There were three main reasons to why we wrote the book. Firstly, part of BIT’s mission is to spread the use and awareness of behavioural science. Writing this book allowed us to go beyond the world of government, and to open up the Behavioural Insights tool box for people to apply in their everyday lives.
Secondly, the self-help genre is full of inspirational stories and catchy mantras, but it is often lacking in evidence of what really works in practice. This book attempts to add some scientific rigour to the field. Last but not least, it encouraged us to practice what we preach. The framework we developed for the book enabled us to draw on the tools we had been using at BIT and apply them more systematically to achieving goals in our daily lives.
How would you like your book to improve policymaking?

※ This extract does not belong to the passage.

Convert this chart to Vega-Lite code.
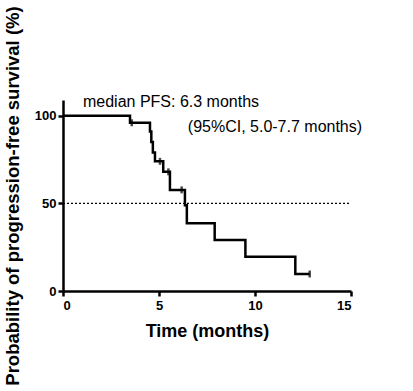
{
  "$schema": "https://vega.github.io/schema/vega-lite/v6.json",
  "width": 288,
  "height": 191,
  "autosize": "none",
  "padding": {"left": 63, "top": 100, "right": 62, "bottom": 100},
  "config": {
    "view": {"stroke": null},
    "font": "Liberation Sans",
    "axis": {
      "grid": false,
      "domainColor": "black",
      "domainWidth": 2.5,
      "tickColor": "black",
      "tickWidth": 2.5,
      "tickSize": 5,
      "labelFont": "Liberation Sans",
      "labelFontWeight": "bold",
      "labelFontSize": 13,
      "labelColor": "black",
      "titleFont": "Liberation Sans",
      "titleFontWeight": "bold",
      "titleColor": "black"
    }
  },
  "datasets": {
    "km": [
      {"t": 0, "s": 100},
      {"t": 3.49, "s": 96},
      {"t": 4.53, "s": 91},
      {"t": 4.6, "s": 85},
      {"t": 4.68, "s": 79},
      {"t": 4.79, "s": 74},
      {"t": 5.22, "s": 68},
      {"t": 5.57, "s": 57.7},
      {"t": 6.35, "s": 49},
      {"t": 6.45, "s": 38.7},
      {"t": 7.9, "s": 29.1},
      {"t": 9.5, "s": 19.6},
      {"t": 12.1, "s": 9.7},
      {"t": 12.85, "s": 9.7}
    ],
    "cens": [
      {"t": 3.58, "s": 96},
      {"t": 5.05, "s": 74},
      {"t": 5.49, "s": 68},
      {"t": 6.18, "s": 57.7},
      {"t": 12.85, "s": 9.7}
    ],
    "notes": [
      {"t": 1.04, "s": 108, "label": "median PFS: 6.3 months"},
      {"t": 6.5, "s": 93.7, "label": "(95%CI, 5.0-7.7 months)"}
    ]
  },
  "layer": [
    {
      "data": {"values": [{"t0": 0, "t1": 15, "s": 50}]},
      "mark": {"type": "rule", "color": "black", "strokeWidth": 1.2, "strokeDash": [2, 2]},
      "encoding": {
        "x": {"field": "t0", "type": "quantitative"},
        "x2": {"field": "t1"},
        "y": {"field": "s", "type": "quantitative"}
      }
    },
    {
      "data": {"name": "km"},
      "mark": {"type": "line", "interpolate": "step-after", "color": "black", "strokeWidth": 2.5},
      "encoding": {
        "x": {
          "field": "t", "type": "quantitative",
          "scale": {"domain": [0, 15], "nice": false},
          "axis": {"values": [0, 5, 10, 15], "title": "Time (months)", "titleFontSize": 18, "titlePadding": 10, "labelPadding": 3}
        },
        "y": {
          "field": "s", "type": "quantitative",
          "scale": {"domain": [0, 109], "nice": false},
          "axis": {"values": [0, 50, 100], "title": "Probability of progression-free survival (%)", "titleFontSize": 18.5, "titlePadding": 12, "labelPadding": 2}
        },
        "order": {"field": "t"}
      }
    },
    {
      "data": {"name": "cens"},
      "mark": {"type": "tick", "orient": "vertical", "color": "black", "thickness": 2.5, "size": 7},
      "encoding": {
        "x": {"field": "t", "type": "quantitative"},
        "y": {"field": "s", "type": "quantitative"}
      }
    },
    {
      "data": {"name": "notes"},
      "mark": {"type": "text", "align": "left", "baseline": "middle", "fontSize": 16, "font": "Liberation Sans", "color": "black"},
      "encoding": {
        "x": {"field": "t", "type": "quantitative"},
        "y": {"field": "s", "type": "quantitative"},
        "text": {"field": "label"}
      }
    }
  ]
}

Over the past few years, we’ve found that policymakers and public servants have become increasingly interested not only in how we can use nudges in government, but whether these same tools can be used to help them achieve their goals in both their professional and personal lives. So we wrote this book with teachers, job advisors, doctors, policy officials and managers in mind. For example, we highlight how to set clear objectives and timeframes, how to break goals down into manageable chunks, how to draw on social networks and rewards, and how to give good feedback. We hope that policymakers and public servants are able to use the seven simple steps that we set out in the book to make meaningful differences to their life and those around them.
What is the one thing you want your readers to take away from Think Small?
The key message of the book is that to reach big, we need to Think Small. This is not about reining in your ambitions. It is about adopting a mindset that focuses on getting the small — and often simple — details right that will set you on the path to achieving big goals.